Все замолчали. Спустя некоторое время Конан развел руками и покачал головой:
— Я ничего не понимаю. Бессмыслица. Энунд за все время пребывания во дворце никого и когтем не тронул! Его все любили… Бред.
— Не забудь, — я повернулся к королю, — хотели оклеветать Веллана, это ясно как день.
— Честное слово, — вскинулся бритуниец. — Я не мог нажить себе врагов в Тарантии! Кому было нужно, чтобы подозрения упали на меня?
Я добавил:
— И почему неизвестный выбрал именно грифона? Такое большое животное могло оказать сопротивление, причем яростное. А следов борьбы, как я полагаю, не обнаружилось?

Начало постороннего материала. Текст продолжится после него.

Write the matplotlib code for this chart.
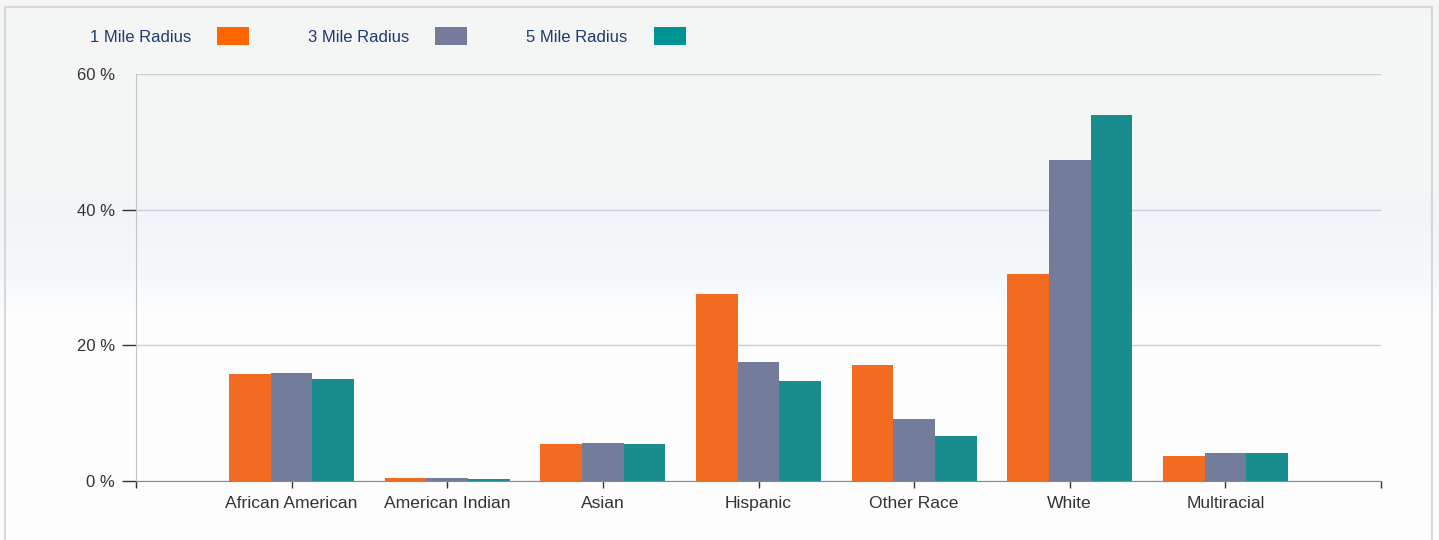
import numpy as np
import matplotlib
matplotlib.use("Agg")
import matplotlib.pyplot as plt
from matplotlib.patches import Patch, Rectangle
from matplotlib.colors import to_rgb

# --- Datos ---
categorias = ["African American", "American Indian", "Asian", "Hispanic",
              "Other Race", "White", "Multiracial"]
series = ["1 Mile Radius", "3 Mile Radius", "5 Mile Radius"]
radio_1 = [15.8, 0.5, 5.5, 27.6, 17.1, 30.5, 3.7]
radio_3 = [15.9, 0.4, 5.6, 17.5, 9.1, 47.3, 4.1]
radio_5 = [15.0, 0.3, 5.4, 14.7, 6.6, 54.0, 4.1]
yticks = [0, 20, 40, 60]

colores_barra = ["#f26b21", "#737c9a", "#198c8e"]
colores_leyenda = ["#ff6600", "#747b9b", "#009393"]

plt.rcParams["font.family"] = ["Liberation Sans", "DejaVu Sans"]

fig = plt.figure(figsize=(14.39, 5.4), dpi=100)

# --- Fondo con degradado ---
bg = fig.add_axes([0, 0, 1, 1], zorder=-10)
bg.set_axis_off()
pos = np.array([0, 190, 215, 280, 320, 540]) / 540
cols = np.array([to_rgb(c) for c in ["#f5f5f5", "#f4f5f6", "#f1f5f9", "#f6f9fb", "#fefefe", "#fdfdfd"]])
yy = np.linspace(0, 1, 540)
grad = np.stack([np.interp(yy, pos, cols[:, k]) for k in range(3)], axis=-1)
bg.imshow(grad[:, None, :], aspect="auto", extent=[0, 1, 0, 1], origin="upper")
bg.set_xlim(0, 1)
bg.set_ylim(0, 1)
bg.add_patch(Rectangle((5 / 1439, -0.05), 1427 / 1439, 1.05 - 7 / 540,
                       fill=False, edgecolor="#d8d8d8", linewidth=1.5))

# --- Gráfico ---
ax = fig.add_axes([136 / 1439, 1 - 481 / 540, 1245 / 1439, 407 / 540])
ax.set_facecolor("none")

x = np.arange(1, len(categorias) + 1)
ancho = 0.268
for i, (vals, c) in enumerate(zip([radio_1, radio_3, radio_5], colores_barra)):
    ax.bar(x + (i - 1) * ancho, vals, width=ancho, color=c, zorder=3)

ax.set_xlim(0, 8)
ax.set_ylim(0, 60)
ax.set_yticks(yticks)
ax.set_yticklabels([f"{v} %" for v in yticks], fontsize=12, color="#333333")
ax.yaxis.grid(True, color="#c9cdd2", linewidth=1, zorder=0)
ax.set_axisbelow(True)
ax.tick_params(axis="y", length=10, width=1, color="#333333", pad=5)
ax.yaxis.get_major_ticks()[-1].tick1line.set_visible(False)

ax.set_xticks(np.arange(0, 9))
ax.set_xticklabels([""] + categorias + [""], fontsize=12.6, color="#333333")
ax.tick_params(axis="x", length=5, width=1, color="#333333", pad=6)

for s in ["top", "right"]:
    ax.spines[s].set_visible(False)
ax.spines["left"].set_color("#c4c4c4")
ax.spines["bottom"].set_color("#8a8a8a")
ax.spines["bottom"].set_zorder(4)

# --- Leyenda ---
handles = [Patch(facecolor=c, edgecolor="none") for c in colores_leyenda]
fig.legend(handles, series, loc="upper left", bbox_to_anchor=(90 / 1439, 1 - 27 / 540),
           ncol=3, frameon=False, markerfirst=False, fontsize=12,
           handlelength=1.92, handleheight=1.32, handletextpad=1.55,
           columnspacing=3.55, borderpad=0, borderaxespad=0, labelcolor="#1f3a6e")

fig.savefig("out.png", dpi=100)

— Да, — коротко ответил король. — Лекарь!
— Слушаю, повелитель, — с достоинством поклонился месьор Монтель. — Какие будут приказы?
— Помести Энунда в удобную комнату, — распорядился Конан. — Чтобы при нем неотлучно был один из твоих учеников. Постарайтесь вылечить.
— Это будет сложно, господин, — ответил Монтель. — Глаз животного вытек, кинжал пробил глазницу… Думаю, твой зверь долго не придет в сознание. А может быть, даже умрет, не сказав и слова.
— Если он вдруг очнется, — Конан положил ладонь на плечо Монтелю и заглянул ему в глаза. — Сразу же выспроси обстоятельства случившегося. Понял? Расскажешь герцогу Просперо или барону Гленнору. Я хочу выяснить… — тут киммериец обернулся к Веллану, легонько ткнул его кулаком в грудь и проговорил: — А ты не обижайся, нелюдь. Сам знаешь, когда я злой — лучше под руку не попадаться. Мир?
— Ненавижу киммерийцев, — проворчал Веллан, подавая руку Конану. — Сначала по морде бьют, а только потом разбираются. Ладно, мир.
Когда мы все выходили из гимнасической комнаты, а помощники лекаря Монтеля перекладывали бесчувственное тело грифона на широкие деревянные носилки, я расслышал, что Конан буркнул себе под нос:
— Дурацкая история… Ничего понять не могу.
Далее все происходило, как и намечали. Незадолго до полудня Конан вызвал к себе герцога Пуантенского, начальника тайной службы барона Гленнора и канцлера Публио, отдал им последние указания, вручил на сохранение корону и скипетр Аквилонии вместе с Большой печатью, оставив себе лишь Малую, подписал эдикт о временной передаче власти Государственному Совету, а затем ушел одеваться. Прецептором столицы был назначен граф Кертис — правая рука Гленнора.